Plotting code records
-=-=-

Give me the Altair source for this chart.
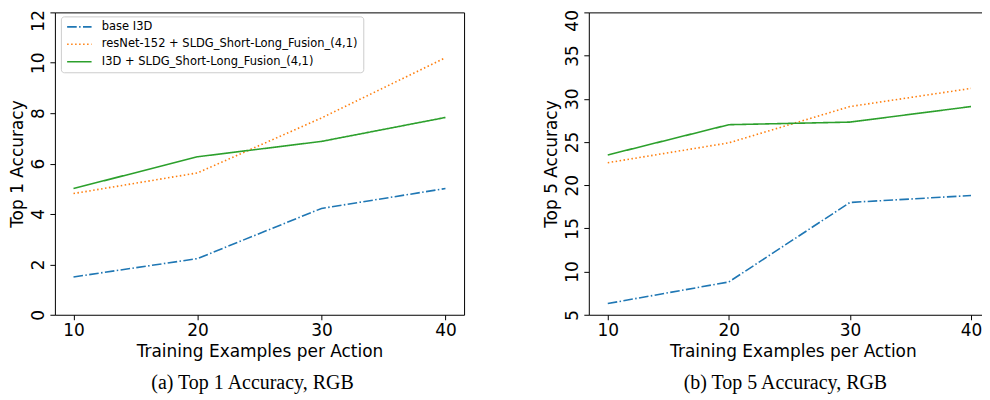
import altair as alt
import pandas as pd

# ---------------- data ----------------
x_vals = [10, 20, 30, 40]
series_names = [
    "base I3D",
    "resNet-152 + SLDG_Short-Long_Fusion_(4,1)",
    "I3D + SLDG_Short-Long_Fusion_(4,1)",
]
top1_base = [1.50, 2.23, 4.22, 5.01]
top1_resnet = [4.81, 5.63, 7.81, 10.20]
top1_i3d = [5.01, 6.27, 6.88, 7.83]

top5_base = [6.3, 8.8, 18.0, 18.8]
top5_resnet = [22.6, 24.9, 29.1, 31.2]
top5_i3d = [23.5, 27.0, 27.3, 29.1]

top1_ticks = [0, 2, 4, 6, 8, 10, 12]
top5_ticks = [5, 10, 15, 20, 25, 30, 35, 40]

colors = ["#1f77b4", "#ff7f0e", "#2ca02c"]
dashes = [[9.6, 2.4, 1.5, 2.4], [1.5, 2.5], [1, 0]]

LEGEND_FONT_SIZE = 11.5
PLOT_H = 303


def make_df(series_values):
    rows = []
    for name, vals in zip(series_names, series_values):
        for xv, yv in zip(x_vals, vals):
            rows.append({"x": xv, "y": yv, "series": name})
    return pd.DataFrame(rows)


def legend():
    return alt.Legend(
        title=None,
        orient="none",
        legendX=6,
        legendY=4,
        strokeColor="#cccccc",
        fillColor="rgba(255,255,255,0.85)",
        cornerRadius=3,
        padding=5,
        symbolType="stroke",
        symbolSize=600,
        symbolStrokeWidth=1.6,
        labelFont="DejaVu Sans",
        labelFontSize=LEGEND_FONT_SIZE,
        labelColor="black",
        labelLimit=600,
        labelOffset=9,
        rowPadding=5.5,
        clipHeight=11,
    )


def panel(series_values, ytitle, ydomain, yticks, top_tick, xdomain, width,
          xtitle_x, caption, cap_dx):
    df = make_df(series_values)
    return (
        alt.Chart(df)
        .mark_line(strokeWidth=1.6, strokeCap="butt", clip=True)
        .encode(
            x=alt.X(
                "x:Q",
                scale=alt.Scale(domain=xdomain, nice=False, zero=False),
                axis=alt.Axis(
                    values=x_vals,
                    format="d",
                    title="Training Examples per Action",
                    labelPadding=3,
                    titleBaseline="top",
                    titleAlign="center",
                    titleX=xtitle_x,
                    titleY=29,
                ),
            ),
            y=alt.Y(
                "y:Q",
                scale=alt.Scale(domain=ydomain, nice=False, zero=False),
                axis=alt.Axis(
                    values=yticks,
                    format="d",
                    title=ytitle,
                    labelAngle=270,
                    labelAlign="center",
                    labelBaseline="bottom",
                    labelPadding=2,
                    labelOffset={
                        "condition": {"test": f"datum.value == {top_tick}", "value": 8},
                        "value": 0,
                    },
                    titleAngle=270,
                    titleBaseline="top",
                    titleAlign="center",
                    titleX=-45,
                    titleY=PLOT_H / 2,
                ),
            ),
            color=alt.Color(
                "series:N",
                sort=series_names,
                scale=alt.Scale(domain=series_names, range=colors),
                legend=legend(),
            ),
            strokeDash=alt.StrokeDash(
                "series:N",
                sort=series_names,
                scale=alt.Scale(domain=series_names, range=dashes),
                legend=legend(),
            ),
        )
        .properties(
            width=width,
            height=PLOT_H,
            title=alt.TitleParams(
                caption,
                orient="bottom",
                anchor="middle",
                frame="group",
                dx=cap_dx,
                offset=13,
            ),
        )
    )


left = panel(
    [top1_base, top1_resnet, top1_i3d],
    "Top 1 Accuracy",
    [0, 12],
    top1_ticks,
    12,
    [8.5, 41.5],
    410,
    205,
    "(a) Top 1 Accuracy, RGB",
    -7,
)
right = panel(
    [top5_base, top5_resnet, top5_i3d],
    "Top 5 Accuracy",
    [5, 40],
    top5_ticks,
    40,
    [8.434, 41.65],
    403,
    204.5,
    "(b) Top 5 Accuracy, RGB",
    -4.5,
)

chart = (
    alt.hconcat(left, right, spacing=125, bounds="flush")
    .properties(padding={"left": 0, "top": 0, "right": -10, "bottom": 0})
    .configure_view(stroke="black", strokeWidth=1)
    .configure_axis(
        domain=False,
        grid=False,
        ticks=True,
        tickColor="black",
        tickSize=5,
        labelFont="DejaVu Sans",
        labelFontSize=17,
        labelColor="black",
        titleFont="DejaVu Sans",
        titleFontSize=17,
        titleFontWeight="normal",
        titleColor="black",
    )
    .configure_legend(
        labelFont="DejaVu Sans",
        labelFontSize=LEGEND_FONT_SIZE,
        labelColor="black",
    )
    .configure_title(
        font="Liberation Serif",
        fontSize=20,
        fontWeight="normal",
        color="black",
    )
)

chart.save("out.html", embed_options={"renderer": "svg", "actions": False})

-=-=-

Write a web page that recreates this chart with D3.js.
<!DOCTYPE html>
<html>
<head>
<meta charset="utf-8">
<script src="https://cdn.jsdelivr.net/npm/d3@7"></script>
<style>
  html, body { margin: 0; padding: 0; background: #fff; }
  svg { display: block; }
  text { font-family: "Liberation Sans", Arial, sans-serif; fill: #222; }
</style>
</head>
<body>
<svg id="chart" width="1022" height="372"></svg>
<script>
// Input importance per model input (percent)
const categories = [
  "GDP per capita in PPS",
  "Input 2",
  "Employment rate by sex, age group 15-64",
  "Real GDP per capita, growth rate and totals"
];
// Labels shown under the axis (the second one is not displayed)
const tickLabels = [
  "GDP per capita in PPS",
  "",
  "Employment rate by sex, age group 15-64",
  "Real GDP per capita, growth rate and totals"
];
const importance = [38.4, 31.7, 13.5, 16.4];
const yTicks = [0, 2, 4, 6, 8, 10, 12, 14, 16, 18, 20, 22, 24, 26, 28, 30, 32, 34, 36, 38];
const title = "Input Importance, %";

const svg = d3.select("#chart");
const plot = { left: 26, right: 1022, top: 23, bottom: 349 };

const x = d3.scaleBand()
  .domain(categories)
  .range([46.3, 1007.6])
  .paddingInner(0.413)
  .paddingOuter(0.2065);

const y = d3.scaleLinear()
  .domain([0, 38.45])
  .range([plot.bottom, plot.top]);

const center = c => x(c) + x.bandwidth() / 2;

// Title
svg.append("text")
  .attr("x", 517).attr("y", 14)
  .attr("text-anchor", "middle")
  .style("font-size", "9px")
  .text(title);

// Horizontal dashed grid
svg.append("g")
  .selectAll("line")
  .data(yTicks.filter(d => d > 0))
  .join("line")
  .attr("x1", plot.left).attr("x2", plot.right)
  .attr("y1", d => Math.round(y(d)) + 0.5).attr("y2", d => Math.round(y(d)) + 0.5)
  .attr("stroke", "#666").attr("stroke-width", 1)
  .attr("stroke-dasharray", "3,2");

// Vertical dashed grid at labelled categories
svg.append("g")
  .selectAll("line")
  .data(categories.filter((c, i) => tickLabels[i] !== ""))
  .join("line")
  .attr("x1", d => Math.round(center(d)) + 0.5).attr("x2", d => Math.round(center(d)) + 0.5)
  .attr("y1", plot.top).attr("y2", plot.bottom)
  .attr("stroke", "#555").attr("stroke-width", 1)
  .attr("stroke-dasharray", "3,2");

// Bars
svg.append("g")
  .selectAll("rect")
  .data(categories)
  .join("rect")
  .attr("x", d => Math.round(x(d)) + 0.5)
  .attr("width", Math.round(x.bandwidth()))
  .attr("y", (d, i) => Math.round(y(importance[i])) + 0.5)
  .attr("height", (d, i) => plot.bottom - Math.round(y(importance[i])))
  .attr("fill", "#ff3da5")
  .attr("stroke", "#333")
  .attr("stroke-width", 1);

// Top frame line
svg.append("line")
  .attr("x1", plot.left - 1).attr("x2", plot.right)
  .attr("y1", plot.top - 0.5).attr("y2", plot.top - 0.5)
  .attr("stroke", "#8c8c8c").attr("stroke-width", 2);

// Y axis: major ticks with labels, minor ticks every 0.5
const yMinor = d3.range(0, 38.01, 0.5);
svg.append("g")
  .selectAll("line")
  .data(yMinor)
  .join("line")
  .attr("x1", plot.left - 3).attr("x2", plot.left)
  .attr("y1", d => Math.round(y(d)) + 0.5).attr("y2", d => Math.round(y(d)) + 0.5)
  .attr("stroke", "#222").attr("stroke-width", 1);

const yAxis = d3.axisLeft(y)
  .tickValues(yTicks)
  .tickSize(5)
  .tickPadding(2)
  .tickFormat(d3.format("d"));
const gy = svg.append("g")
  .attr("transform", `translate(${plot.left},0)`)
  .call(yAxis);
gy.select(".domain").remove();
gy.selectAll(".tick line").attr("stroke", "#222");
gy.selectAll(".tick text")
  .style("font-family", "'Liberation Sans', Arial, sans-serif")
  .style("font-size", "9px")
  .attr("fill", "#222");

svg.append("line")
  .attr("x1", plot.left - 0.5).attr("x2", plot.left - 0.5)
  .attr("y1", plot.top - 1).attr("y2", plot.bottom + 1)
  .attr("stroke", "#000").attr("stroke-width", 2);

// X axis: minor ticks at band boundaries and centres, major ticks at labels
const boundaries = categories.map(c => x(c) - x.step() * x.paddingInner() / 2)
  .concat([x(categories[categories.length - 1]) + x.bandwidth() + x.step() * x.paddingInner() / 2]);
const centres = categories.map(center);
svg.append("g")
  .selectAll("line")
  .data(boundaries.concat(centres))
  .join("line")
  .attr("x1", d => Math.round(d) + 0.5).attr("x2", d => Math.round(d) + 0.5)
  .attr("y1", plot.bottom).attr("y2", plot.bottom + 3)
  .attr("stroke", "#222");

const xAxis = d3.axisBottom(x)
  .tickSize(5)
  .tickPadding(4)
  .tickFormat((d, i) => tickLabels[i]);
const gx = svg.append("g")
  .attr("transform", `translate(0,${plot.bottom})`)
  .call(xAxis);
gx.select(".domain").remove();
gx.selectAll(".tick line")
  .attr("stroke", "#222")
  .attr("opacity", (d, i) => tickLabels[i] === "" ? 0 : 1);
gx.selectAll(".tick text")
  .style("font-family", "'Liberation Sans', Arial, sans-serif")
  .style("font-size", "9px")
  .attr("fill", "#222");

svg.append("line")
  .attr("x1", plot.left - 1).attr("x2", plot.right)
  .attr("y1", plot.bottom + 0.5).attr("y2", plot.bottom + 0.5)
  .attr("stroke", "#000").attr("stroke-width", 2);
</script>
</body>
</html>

-=-=-

● **Written task**
Repeat exactly the stretch of lines that opens with the line containing "Give me the Altair source for this chart." and closes with the line containing "top5_ticks = [5, 10, 15, 20, 25, 30, 35, 40]". Leave the pictures out, and add nothing.

● **Solved problem**
Give me the Altair source for this chart.
import altair as alt
import pandas as pd

# ---------------- data ----------------
x_vals = [10, 20, 30, 40]
series_names = [
    "base I3D",
    "resNet-152 + SLDG_Short-Long_Fusion_(4,1)",
    "I3D + SLDG_Short-Long_Fusion_(4,1)",
]
top1_base = [1.50, 2.23, 4.22, 5.01]
top1_resnet = [4.81, 5.63, 7.81, 10.20]
top1_i3d = [5.01, 6.27, 6.88, 7.83]

top5_base = [6.3, 8.8, 18.0, 18.8]
top5_resnet = [22.6, 24.9, 29.1, 31.2]
top5_i3d = [23.5, 27.0, 27.3, 29.1]

top1_ticks = [0, 2, 4, 6, 8, 10, 12]
top5_ticks = [5, 10, 15, 20, 25, 30, 35, 40]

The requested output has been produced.